To give the tank a front and back bumper, I scored the middle/top section at each end and folded each piece over. After everything was tightly secured, I used spray adhesive to cover the middle section with camouflage material.
Before attaching the last and top section, I placed plastic handles through the middle section in order for my son to pick up the tank and walk with it. The handles were ones I had saved from old boxes.
5. Top section (turret):
The turret section was made from, yes, you guessed it, boxes! I used one medium and two small boxes. I cut most of the bottom portion off the medium box, but left an edge so I could screw it into the middle box (#4 above) section. I also cut a hole in the top, proportionate and directly above the one I cut in the middle section for my son to stand through. I did angle the sides of the box to give it some dimension.
On the front part of the medium box I attached small box and a barrel. The barrel was a mailing tube. I cut a hole in a small box and placed the barrel in it. I tightly packed the inside of the small box with packing peanuts to hold the barrel steady, yet not make it heavy. I then used Gorilla black tape to secure the tube to the box and covered the box and barrel with black contact paper.
I used two E-Z anchors to attach the small box and barrel to the middle section of the tank. It fit slightly under the front of the top, medium box, which gave it further support. After attaching the medium box to the bottom section, I covered the box with the camouflage material using spray adhesive. Also, I attached another small box (spray painted black and green) to the back of the medium box to give this section further dimension, hide an open spot in the back of the box, and allow a place for the opening/lid to rest on.
The opening/lid section was made from a hodgepodge of stuff. I used a basket with an attached lid and a black Halloween cauldron (pot). Here’s how I did it: I cut off most of the bottom of the basket, leaving the lid, rim of the basket and about two inches of basket. I then removed the cauldron's handle and cut the holes off the cauldron that the handles went in so it would sit level upside down on top of the basket’s lid.
I used silicon glue and glued the cauldron to the top of the lid and let it set overnight. I then spray painted the entire cauldron and basket with black spray paint. Before placing this piece in the circular cut out (#4 and 5) sections, I did wire the lid to the basket where the hinge was to further secure it.
Lastly, I placed this lid section through the circle I had cut out in the top box section. I secured the lid section to the rest of the tank by using two thin, white curtain rods. I drilled two holes on each side of the top (turret) section. The curtain rods went through the center section, catching the webbing portion of the basket and then proceeded to go out the other side of the box.

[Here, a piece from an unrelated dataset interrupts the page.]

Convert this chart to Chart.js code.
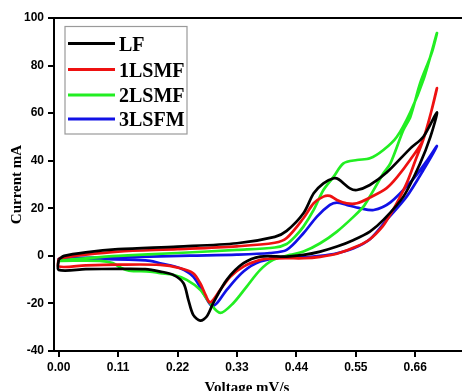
<!DOCTYPE html>
<html>
<head>
<meta charset="utf-8">
<script src="https://cdn.jsdelivr.net/npm/chart.js@4.4.1/dist/chart.umd.min.js"></script>
<style>
  html, body { margin: 0; padding: 0; background: #fff; overflow: hidden; }
  #wrap { width: 462px; height: 391px; overflow: hidden; }
  canvas { display: block; }
</style>
</head>
<body>
<div id="wrap"><canvas id="cv" width="462" height="400"></canvas></div>
<script>
// Values (voltage, current), loop order: forward scan then reverse
const seriesNames = ['LF', '1LSMF', '2LSMF', '3LSFM'];

const lfVoltage = [0.000, 0.010, 0.050, 0.110, 0.220, 0.330, 0.400, 0.422, 0.453, 0.472, 0.490, 0.509, 0.518, 0.539, 0.552, 0.576, 0.607, 0.651, 0.675, 0.700,
                   0.688, 0.669, 0.638, 0.601, 0.576, 0.546, 0.515, 0.484, 0.453, 0.422, 0.373, 0.342, 0.311, 0.286, 0.274, 0.262, 0.249, 0.240, 0.231, 0.212, 0.188, 0.160, 0.110, 0.050, 0.000, 0.000];
const lfCurrent = [-1.5, 0.0, 1.5, 2.8, 3.9, 5.3, 8.0, 10.5, 17.9, 26.3, 30.5, 32.6, 32.2, 28.4, 27.7, 29.8, 35.0, 45.2, 50.1, 60.3,
                   50.0, 38.9, 24.9, 15.1, 10.2, 6.7, 3.9, 1.8, 0.4, -0.3, -0.3, -3.1, -10.1, -19.9, -25.5, -27.2, -24.8, -18.5, -11.5, -8.0, -6.6, -5.6, -5.5, -5.6, -5.9, -1.5];

const lsmf1Voltage = [0.000, 0.046, 0.110, 0.220, 0.330, 0.400, 0.422, 0.453, 0.472, 0.490, 0.502, 0.515, 0.533, 0.552, 0.576, 0.607, 0.626, 0.651, 0.675, 0.700,
                      0.690, 0.675, 0.660, 0.645, 0.630, 0.614, 0.600, 0.576, 0.550, 0.515, 0.484, 0.453, 0.422, 0.390, 0.373, 0.342, 0.318, 0.299, 0.286, 0.279, 0.272, 0.262, 0.249, 0.225, 0.188, 0.110, 0.050, 0.000, 0.000];
const lsmf1Current = [-1.0, 0.4, 1.8, 2.8, 4.0, 5.5, 7.5, 15.8, 22.1, 24.9, 25.2, 23.5, 22.1, 22.1, 24.5, 28.5, 33.0, 40.5, 49.0, 70.4,
                      61.0, 49.0, 40.0, 31.0, 24.0, 17.5, 12.5, 7.0, 3.8, 0.9, -0.4, -1.0, -1.0, -1.2, -1.7, -4.5, -8.7, -14.3, -18.5, -19.5, -16.5, -11.5, -7.3, -5.2, -3.8, -3.7, -4.0, -4.5, -1.0];

const lsmf2Voltage = [0.000, 0.050, 0.110, 0.220, 0.330, 0.400, 0.422, 0.437, 0.453, 0.472, 0.490, 0.509, 0.527, 0.552, 0.576, 0.601, 0.626, 0.651, 0.675, 0.700,
                      0.690, 0.669, 0.651, 0.638, 0.614, 0.601, 0.576, 0.564, 0.546, 0.515, 0.484, 0.453, 0.428, 0.397, 0.373, 0.348, 0.323, 0.299, 0.280, 0.262, 0.237, 0.212, 0.188, 0.169, 0.130, 0.115, 0.100, 0.076, 0.000, 0.000];
const lsmf2Current = [-2.0, -1.0, 0.0, 1.2, 2.5, 3.5, 5.0, 8.0, 12.3, 19.3, 27.7, 33.3, 38.9, 40.3, 41.0, 44.5, 50.1, 60.5, 74.0, 93.6,
                      85.0, 72.6, 58.5, 52.9, 38.9, 34.7, 25.0, 20.7, 16.5, 10.2, 5.3, 1.8, 0.4, -1.7, -5.9, -12.9, -19.9, -24.0, -19.9, -14.3, -10.1, -8.0, -7.3, -6.6, -6.2, -5.0, -3.0, -2.1, -2.1, -2.0];

const lsfm3Voltage = [0.000, 0.076, 0.169, 0.243, 0.330, 0.391, 0.422, 0.453, 0.478, 0.502, 0.515, 0.533, 0.558, 0.583, 0.614, 0.655, 0.680, 0.700,
                      0.675, 0.644, 0.607, 0.576, 0.546, 0.515, 0.484, 0.453, 0.422, 0.373, 0.342, 0.311, 0.293, 0.283, 0.268, 0.249, 0.225, 0.188, 0.169, 0.076, 0.000, 0.000];
const lsfm3Current = [-1.0, -0.7, -0.3, 0.1, 0.5, 1.2, 2.5, 9.5, 16.5, 21.4, 22.4, 21.4, 20.0, 19.3, 22.5, 32.0, 39.5, 46.2,
                      36.1, 24.9, 15.1, 7.0, 3.2, 1.1, 0.0, -0.6, -0.3, -2.4, -6.6, -14.3, -19.9, -21.0, -15.7, -8.7, -5.2, -3.1, -2.1, -1.3, -1.3, -1.0];

const xTickValues = [0.00, 0.11, 0.22, 0.33, 0.44, 0.55, 0.66];
const xTitle = 'Voltage mV/s';
const yTitle = 'Current mA';

const seriesColors = ['#000000', '#ee1111', '#22ee22', '#1111e6'];
const allVoltage = [lfVoltage, lsmf1Voltage, lsmf2Voltage, lsfm3Voltage];
const allCurrent = [lfCurrent, lsmf1Current, lsmf2Current, lsfm3Current];

function toPoints(vs, cs) {
    return vs.map((v, i) => ({ x: v, y: cs[i] }));
}

// Khung trên, chú giải và tiêu đề trục x
const framePlugin = {
    id: 'frame',
    afterDraw(chart) {
        const { ctx, chartArea } = chart;
        ctx.save();
        ctx.strokeStyle = '#000';
        ctx.lineWidth = 2;
        ctx.beginPath();
        ctx.moveTo(chartArea.left, chartArea.top);
        ctx.lineTo(chartArea.right, chartArea.top);
        ctx.stroke();

        // legend box
        ctx.fillStyle = '#fff';
        ctx.fillRect(65, 26.5, 122, 107.5);
        ctx.strokeStyle = '#9a9a9a';
        ctx.lineWidth = 1.2;
        ctx.strokeRect(65, 26.5, 122, 107.5);
        const rows = [43.5, 69.5, 95, 119];
        ctx.font = 'bold 20px "Liberation Serif"';
        ctx.textBaseline = 'middle';
        ctx.textAlign = 'left';
        chart.data.datasets.forEach((ds, i) => {
            ctx.strokeStyle = ds.borderColor;
            ctx.lineWidth = 3;
            ctx.beginPath();
            ctx.moveTo(68, rows[i]);
            ctx.lineTo(115, rows[i]);
            ctx.stroke();
            ctx.fillStyle = '#000';
            ctx.fillText(ds.label, 119, rows[i] + 2);
        });

        // x title (partly cut by the picture's lower edge)
        ctx.font = 'bold 15px "Liberation Serif"';
        ctx.textAlign = 'center';
        ctx.textBaseline = 'alphabetic';
        ctx.fillStyle = '#000';
        ctx.fillText(xTitle, 247, 392);
        ctx.restore();
    }
};

const tickFont = { family: 'Liberation Sans', size: 12, weight: 'bold' };

new Chart(document.getElementById('cv').getContext('2d'), {
    type: 'scatter',
    data: {
        datasets: seriesNames.map((name, i) => ({
            label: name,
            data: toPoints(allVoltage[i], allCurrent[i]),
            showLine: true,
            borderColor: seriesColors[i],
            backgroundColor: seriesColors[i],
            borderWidth: 2.7,
            pointRadius: 0,
            tension: 0.3,
            fill: false
        }))
    },
    options: {
        responsive: false,
        animation: false,
        layout: { padding: { top: 18, right: 0, left: 0, bottom: 0 } },
        plugins: {
            legend: { display: false },
            tooltip: { enabled: false }
        },
        scales: {
            x: {
                type: 'linear',
                min: -0.0087,
                max: 0.7465,
                afterBuildTicks: s => { s.ticks = xTickValues.map(v => ({ value: v })); },
                afterFit: s => { s.height = 49; },
                ticks: {
                    callback: v => Number(v).toFixed(2),
                    font: tickFont, color: '#000', padding: 3,
                    maxRotation: 0, autoSkip: false
                },
                grid: { drawOnChartArea: false, drawTicks: true, tickLength: 6, color: '#000', lineWidth: 2 },
                border: { display: true, color: '#000', width: 2 }
            },
            y: {
                min: -40,
                max: 100,
                afterFit: s => { s.width = 54; },
                ticks: {
                    stepSize: 20,
                    callback: v => String(v),
                    font: tickFont, color: '#000', padding: 4
                },
                title: {
                    display: true,
                    text: yTitle,
                    color: '#000',
                    font: { family: 'Liberation Serif', size: 15, weight: 'bold' },
                    padding: { top: 8, bottom: 0 }
                },
                grid: { drawOnChartArea: false, drawTicks: true, tickLength: 6, color: '#000', lineWidth: 2 },
                border: { display: true, color: '#000', width: 2 }
            }
        }
    },
    plugins: [framePlugin]
});
</script>
</body>
</html>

I did this to the front and back portion of the basket. I held the curtain rods in place on the outside by using cable ties in the holes on the ends of the rods. I also covered them with black Gorilla tape. I used black tape to cover the rods inside the tank as well because they were white it color.
6. Final Touches: (some of the final touches were:
• Front bumper was a long plastic paint tray, turned upside down and spray painted black and green. I attached LED stick-on lights which were great, especially at night. Lastly, I placed an American Flag decal on the bumper.

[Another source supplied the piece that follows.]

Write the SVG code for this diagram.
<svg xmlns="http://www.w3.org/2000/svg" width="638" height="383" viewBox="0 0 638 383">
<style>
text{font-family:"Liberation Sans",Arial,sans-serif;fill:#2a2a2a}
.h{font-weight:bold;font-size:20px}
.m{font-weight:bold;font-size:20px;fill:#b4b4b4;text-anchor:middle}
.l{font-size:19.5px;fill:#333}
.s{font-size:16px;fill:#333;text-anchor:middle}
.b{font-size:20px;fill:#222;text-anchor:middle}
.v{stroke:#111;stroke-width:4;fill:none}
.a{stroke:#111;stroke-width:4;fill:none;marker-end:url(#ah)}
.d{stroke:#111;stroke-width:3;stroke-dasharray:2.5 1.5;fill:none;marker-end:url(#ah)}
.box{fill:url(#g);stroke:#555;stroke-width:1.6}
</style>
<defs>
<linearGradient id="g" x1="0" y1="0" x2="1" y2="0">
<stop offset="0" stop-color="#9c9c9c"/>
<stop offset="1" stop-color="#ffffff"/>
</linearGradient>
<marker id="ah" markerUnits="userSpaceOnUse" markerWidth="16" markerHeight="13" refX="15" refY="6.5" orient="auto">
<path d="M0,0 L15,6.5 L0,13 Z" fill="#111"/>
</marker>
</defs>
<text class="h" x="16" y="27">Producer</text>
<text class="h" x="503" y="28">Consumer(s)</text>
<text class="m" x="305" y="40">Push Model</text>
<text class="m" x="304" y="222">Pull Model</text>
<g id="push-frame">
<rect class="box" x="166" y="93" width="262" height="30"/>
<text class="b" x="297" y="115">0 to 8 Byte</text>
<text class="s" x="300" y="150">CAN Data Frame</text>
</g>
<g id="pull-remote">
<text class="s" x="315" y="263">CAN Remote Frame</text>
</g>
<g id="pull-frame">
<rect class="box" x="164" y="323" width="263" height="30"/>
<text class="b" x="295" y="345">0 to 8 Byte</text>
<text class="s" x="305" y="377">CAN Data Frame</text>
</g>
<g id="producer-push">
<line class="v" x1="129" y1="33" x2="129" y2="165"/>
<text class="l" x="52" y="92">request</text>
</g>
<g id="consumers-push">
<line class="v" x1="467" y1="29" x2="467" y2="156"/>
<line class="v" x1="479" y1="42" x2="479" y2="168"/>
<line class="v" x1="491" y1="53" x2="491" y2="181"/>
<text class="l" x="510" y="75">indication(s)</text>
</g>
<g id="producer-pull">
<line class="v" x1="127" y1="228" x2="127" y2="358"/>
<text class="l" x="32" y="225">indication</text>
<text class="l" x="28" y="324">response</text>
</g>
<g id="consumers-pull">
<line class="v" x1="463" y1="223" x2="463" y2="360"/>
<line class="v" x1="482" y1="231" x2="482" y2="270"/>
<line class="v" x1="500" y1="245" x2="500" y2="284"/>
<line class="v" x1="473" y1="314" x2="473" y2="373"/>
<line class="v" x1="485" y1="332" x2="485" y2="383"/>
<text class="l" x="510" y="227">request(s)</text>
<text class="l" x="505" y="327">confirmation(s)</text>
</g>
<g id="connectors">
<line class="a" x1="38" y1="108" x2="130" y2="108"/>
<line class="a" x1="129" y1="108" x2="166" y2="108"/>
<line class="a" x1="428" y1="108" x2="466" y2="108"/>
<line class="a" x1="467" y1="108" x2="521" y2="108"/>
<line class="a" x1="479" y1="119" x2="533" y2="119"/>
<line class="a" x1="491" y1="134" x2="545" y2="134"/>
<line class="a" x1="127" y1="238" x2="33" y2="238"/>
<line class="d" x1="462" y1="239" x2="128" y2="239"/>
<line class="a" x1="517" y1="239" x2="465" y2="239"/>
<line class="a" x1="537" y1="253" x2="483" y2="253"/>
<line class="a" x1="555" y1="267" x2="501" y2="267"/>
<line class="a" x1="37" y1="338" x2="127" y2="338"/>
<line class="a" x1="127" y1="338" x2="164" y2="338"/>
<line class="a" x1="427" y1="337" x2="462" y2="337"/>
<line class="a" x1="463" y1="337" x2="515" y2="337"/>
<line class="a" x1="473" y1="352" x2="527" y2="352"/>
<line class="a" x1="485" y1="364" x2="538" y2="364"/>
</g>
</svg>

• Cut and painted cardboard stars white and placed them on the sides and back of the tank.
• Hung pieces of camouflage on various areas of the tank. I purchase the camouflage at a local military outfitters/hunting store.
• Inside the barrel I placed a coiled up seven foot piece of orange EL lights. We set it to a flashing mode, so it appeared to be shooting.
The Homemade Army Tank Costume was not too heavy, so my son could carry it with no problem. During the process of making the costume, however, I realized it was too heavy and awkward and I did have to cut it down by about a foot. It put me a bit behind in schedule, but I was able to correct the structure (tank) before I had gone too far.
All-in-all, we had lots of fun! To top it off, my son dressed up in a camouflage outfit we put together. I bought some various iron-on army patches and placed them on his camouflage sweatshirt. I placed some camo make-up on his face and topped it off with a helmet and he was ready to go.
Everyone seemed to like the costume. It was also nice to honor our troops.